[start of AVAILABLE DATA]

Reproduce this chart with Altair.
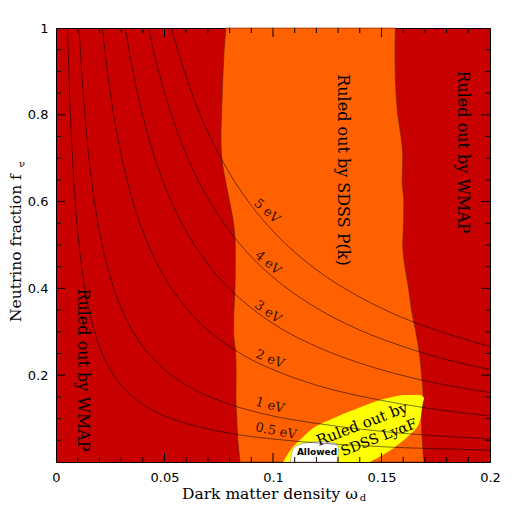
import altair as alt
import pandas as pd

# ---------------- data ----------------
# SDSS P(k) excluded band (orange): left/right edges in omega_d at given f_nu
band_f = [0.0, 0.05, 0.1, 0.15, 0.2, 0.25, 0.3, 0.35, 0.4, 0.45, 0.5,
          0.55, 0.6, 0.65, 0.7, 0.75, 0.8, 0.85, 0.9, 0.95, 1.0]
band_left = [0.0848, 0.0838, 0.0833, 0.0829, 0.0830, 0.0828, 0.0818, 0.0820,
             0.0825, 0.0826, 0.0826, 0.0818, 0.0800, 0.0780, 0.0764, 0.0760,
             0.0763, 0.0766, 0.0770, 0.0775, 0.0783]
band_right = [0.1696, 0.1688, 0.1684, 0.1692, 0.1685, 0.1675, 0.1658, 0.1638,
              0.1625, 0.1608, 0.1598, 0.1602, 0.1603, 0.1595, 0.1598, 0.1590,
              0.1575, 0.1567, 0.1563, 0.1562, 0.1564]

# SDSS Lya forest excluded region (yellow)
lya_f = [0.0, 0.03, 0.058, 0.081, 0.101, 0.120, 0.135, 0.147, 0.1544]
lya_left = [0.1047, 0.1085, 0.1140, 0.1194, 0.1278, 0.1370, 0.1447, 0.1524, 0.1600]
lya_right = [0.1447, 0.1550, 0.1620, 0.1665, 0.1680, 0.1685, 0.1690, 0.1696, 0.1680]

# Allowed region (white)
ok_f = [0.0, 0.030, 0.043, 0.0468]
ok_left = [0.1080, 0.1093, 0.1140, 0.1186]
ok_right = [0.1296, 0.1302, 0.1286, 0.1248]

# neutrino mass contours: (omega_d, f_nu)
m05_w = [0.00532, 0.006, 0.007, 0.008, 0.009, 0.01, 0.012, 0.014, 0.016, 0.018, 0.02,
         0.025, 0.03, 0.035, 0.04, 0.05, 0.06, 0.07, 0.08, 0.1, 0.12, 0.14, 0.16, 0.18, 0.2]
m05_f = [1.0, 0.887, 0.760, 0.665, 0.591, 0.532, 0.443, 0.380, 0.332, 0.296, 0.266,
         0.213, 0.177, 0.152, 0.133, 0.106, 0.089, 0.076, 0.066, 0.053, 0.044, 0.038,
         0.033, 0.030, 0.027]
m1_w = [0.0106, 0.012, 0.014, 0.016, 0.018, 0.02, 0.025, 0.03, 0.035, 0.04, 0.05, 0.06,
        0.07, 0.08, 0.1, 0.12, 0.14, 0.16, 0.18, 0.2]
m1_f = [1.0, 0.887, 0.760, 0.665, 0.591, 0.532, 0.426, 0.355, 0.304, 0.266, 0.213,
        0.177, 0.152, 0.133, 0.106, 0.089, 0.076, 0.066, 0.059, 0.053]
m2_w = [0.0213, 0.025, 0.03, 0.035, 0.04, 0.045, 0.05, 0.06, 0.07, 0.08, 0.09, 0.1,
        0.12, 0.14, 0.16, 0.18, 0.2]
m2_f = [1.0, 0.851, 0.709, 0.608, 0.532, 0.473, 0.426, 0.355, 0.304, 0.266, 0.236,
        0.213, 0.177, 0.152, 0.133, 0.118, 0.106]
m3_w = [0.0319, 0.035, 0.04, 0.045, 0.05, 0.06, 0.07, 0.08, 0.09, 0.1, 0.12, 0.14,
        0.16, 0.18, 0.2]
m3_f = [1.0, 0.912, 0.798, 0.709, 0.638, 0.532, 0.456, 0.399, 0.355, 0.319, 0.266,
        0.228, 0.199, 0.177, 0.160]
m4_w = [0.0426, 0.045, 0.05, 0.055, 0.06, 0.07, 0.08, 0.09, 0.1, 0.12, 0.14, 0.16,
        0.18, 0.2]
m4_f = [1.0, 0.946, 0.851, 0.774, 0.709, 0.608, 0.532, 0.473, 0.426, 0.355, 0.304,
        0.266, 0.236, 0.213]
m5_w = [0.0532, 0.055, 0.06, 0.065, 0.07, 0.08, 0.09, 0.1, 0.12, 0.14, 0.16, 0.18, 0.2]
m5_f = [1.0, 0.967, 0.887, 0.818, 0.760, 0.665, 0.591, 0.532, 0.443, 0.380, 0.332,
        0.296, 0.266]

mass_names = ["0.5 eV", "1 eV", "2 eV", "3 eV", "4 eV", "5 eV"]
mass_label_w = [0.1014, 0.0986, 0.0986, 0.0977, 0.0977, 0.0972]
mass_label_f = [0.071, 0.131, 0.237, 0.346, 0.459, 0.578]
mass_label_angle = [11, 15, 22, 35, 40, 42]

x_ticks = [0, 0.05, 0.1, 0.15, 0.2]
y_ticks = [0.2, 0.4, 0.6, 0.8, 1.0]
x_minor = [0.01, 0.02, 0.03, 0.04, 0.06, 0.07, 0.08, 0.09, 0.11, 0.12, 0.13, 0.14,
           0.16, 0.17, 0.18, 0.19]
x_major = [0.05, 0.1, 0.15]
y_minor = [0.05, 0.1, 0.15, 0.25, 0.3, 0.35, 0.45, 0.5, 0.55, 0.65, 0.7, 0.75,
           0.85, 0.9, 0.95]
y_major = [0.2, 0.4, 0.6, 0.8]

# ---------------- tables ----------------
band_df = pd.DataFrame({"f": band_f, "l": band_left, "r": band_right})
lya_df = pd.DataFrame({"f": lya_f, "l": lya_left, "r": lya_right})
ok_df = pd.DataFrame({"f": ok_f, "l": ok_left, "r": ok_right})

rows = []
for name, ws, fs in zip(mass_names, [m05_w, m1_w, m2_w, m3_w, m4_w, m5_w],
                        [m05_f, m1_f, m2_f, m3_f, m4_f, m5_f]):
    for w, f in zip(ws, fs):
        rows.append({"m": name, "w": w, "f": f})
lines_df = pd.DataFrame(rows)
lab_df = pd.DataFrame({"t": mass_names, "w": mass_label_w, "f": mass_label_f,
                       "a": mass_label_angle})

W = 434
H = 434
xs = alt.Scale(domain=[0, 0.2], nice=False, zero=False)
ys = alt.Scale(domain=[0, 1], nice=False, zero=False)

X_AX = alt.Axis(values=x_ticks, format="~g", ticks=False, domain=False, grid=False,
                labelFont="DejaVu Sans", labelFontSize=13, labelColor="black",
                labelPadding=9, labelFlush=False, title=None)
Y_AX = alt.Axis(values=y_ticks, format="~g", ticks=False, domain=False, grid=False,
                labelFont="DejaVu Sans", labelFontSize=13, labelColor="black",
                labelPadding=8, labelFlush=False, title=None)

band = alt.Chart(band_df).mark_area(
    orient="horizontal", color="#FF6000", interpolate="monotone",
    stroke="#6a2000", strokeWidth=0.6
).encode(
    y=alt.Y("f:Q", scale=ys, axis=Y_AX),
    x=alt.X("l:Q", scale=xs, axis=X_AX),
    x2="r:Q",
)

lya = alt.Chart(lya_df).mark_area(
    orient="horizontal", color="#FFFF00", interpolate="monotone"
).encode(y="f:Q", x="l:Q", x2="r:Q")

ok = alt.Chart(ok_df).mark_area(
    orient="horizontal", color="white", interpolate="monotone",
    stroke="#777777", strokeWidth=0.5
).encode(y="f:Q", x="l:Q", x2="r:Q")

lines = alt.Chart(lines_df).mark_line(
    color="black", strokeWidth=0.75, opacity=0.7, interpolate="monotone", clip=True
).encode(x="w:Q", y="f:Q", detail="m:N")

labels = alt.Chart(lab_df).mark_text(
    font="DejaVu Serif", fontSize=13, color="#3a1200", align="center", baseline="middle"
).encode(x="w:Q", y="f:Q", text="t:N", angle=alt.Angle("a:Q", scale=None))


def tick_layer(vals, orient, length):
    d = pd.DataFrame({"v": vals})
    c = alt.Chart(d).mark_rule(color="black", strokeWidth=1)
    if orient == "bottom":
        return c.encode(x="v:Q", y=alt.value(H), y2=alt.value(H - length))
    if orient == "top":
        return c.encode(x="v:Q", y=alt.value(0), y2=alt.value(length))
    if orient == "left":
        return c.encode(y="v:Q", x=alt.value(0), x2=alt.value(length))
    return c.encode(y="v:Q", x=alt.value(W), x2=alt.value(W - length))


ticks = []
for o in ["bottom", "top"]:
    ticks.append(tick_layer(x_minor, o, 5))
    ticks.append(tick_layer(x_major, o, 9))
for o in ["left", "right"]:
    ticks.append(tick_layer(y_minor, o, 5))
    ticks.append(tick_layer(y_major, o, 9))


def txt(s, x, y, size=15, angle=0, font="DejaVu Serif", weight="normal", align="center",
        color="black"):
    return alt.Chart(pd.DataFrame({"t": [s]})).mark_text(
        font=font, fontSize=size, angle=angle, fontWeight=weight, align=align,
        baseline="middle", color=color
    ).encode(x=alt.value(x), y=alt.value(y), text="t:N")


texts = [
    txt("Ruled out by SDSS P(k)", 287, 142, size=16, angle=90),
    txt("Ruled out by WMAP", 407, 124, size=16, angle=90),
    txt("Ruled out by WMAP", 27, 342, size=16, angle=90),
    txt("Ruled out by", 306, 396, size=15, angle=339),
    txt("SDSS LyαF", 323, 410, size=14, angle=339),
    txt("Allowed", 261, 424, size=9, font="DejaVu Sans", weight="bold"),
    txt("Dark matter density ω", 126, 466, size=15.5, align="left"),
    txt("d", 307, 470, size=10),
    txt("Neutrino fraction f", -40, 294, size=15.5, angle=270, align="left"),
    txt("ν", -34, 136, size=10),
]

chart = alt.layer(band, lya, ok, lines, labels, *ticks, *texts).properties(
    width=W, height=H,
    autosize=alt.AutoSizeParams(type="none"),
    padding={"left": 48, "top": 20, "right": 20, "bottom": 48},
).configure_view(fill="#C80000", stroke="black", strokeWidth=1)

chart.save("out.html", embed_options={"renderer": "svg", "actions": False})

[end of AVAILABLE DATA]

_WRITTEN INSTRUCTION_.
Only lines belong in the copy: transcribe those from the start of the data through the line that contains "ok_right = [0.1296, 0.1302, 0.1286, 0.1248]", and skip the pictures.

_FINISHED TASK_.
Reproduce this chart with Altair.
import altair as alt
import pandas as pd

# ---------------- data ----------------
# SDSS P(k) excluded band (orange): left/right edges in omega_d at given f_nu
band_f = [0.0, 0.05, 0.1, 0.15, 0.2, 0.25, 0.3, 0.35, 0.4, 0.45, 0.5,
          0.55, 0.6, 0.65, 0.7, 0.75, 0.8, 0.85, 0.9, 0.95, 1.0]
band_left = [0.0848, 0.0838, 0.0833, 0.0829, 0.0830, 0.0828, 0.0818, 0.0820,
             0.0825, 0.0826, 0.0826, 0.0818, 0.0800, 0.0780, 0.0764, 0.0760,
             0.0763, 0.0766, 0.0770, 0.0775, 0.0783]
band_right = [0.1696, 0.1688, 0.1684, 0.1692, 0.1685, 0.1675, 0.1658, 0.1638,
              0.1625, 0.1608, 0.1598, 0.1602, 0.1603, 0.1595, 0.1598, 0.1590,
              0.1575, 0.1567, 0.1563, 0.1562, 0.1564]

# SDSS Lya forest excluded region (yellow)
lya_f = [0.0, 0.03, 0.058, 0.081, 0.101, 0.120, 0.135, 0.147, 0.1544]
lya_left = [0.1047, 0.1085, 0.1140, 0.1194, 0.1278, 0.1370, 0.1447, 0.1524, 0.1600]
lya_right = [0.1447, 0.1550, 0.1620, 0.1665, 0.1680, 0.1685, 0.1690, 0.1696, 0.1680]

# Allowed region (white)
ok_f = [0.0, 0.030, 0.043, 0.0468]
ok_left = [0.1080, 0.1093, 0.1140, 0.1186]
ok_right = [0.1296, 0.1302, 0.1286, 0.1248]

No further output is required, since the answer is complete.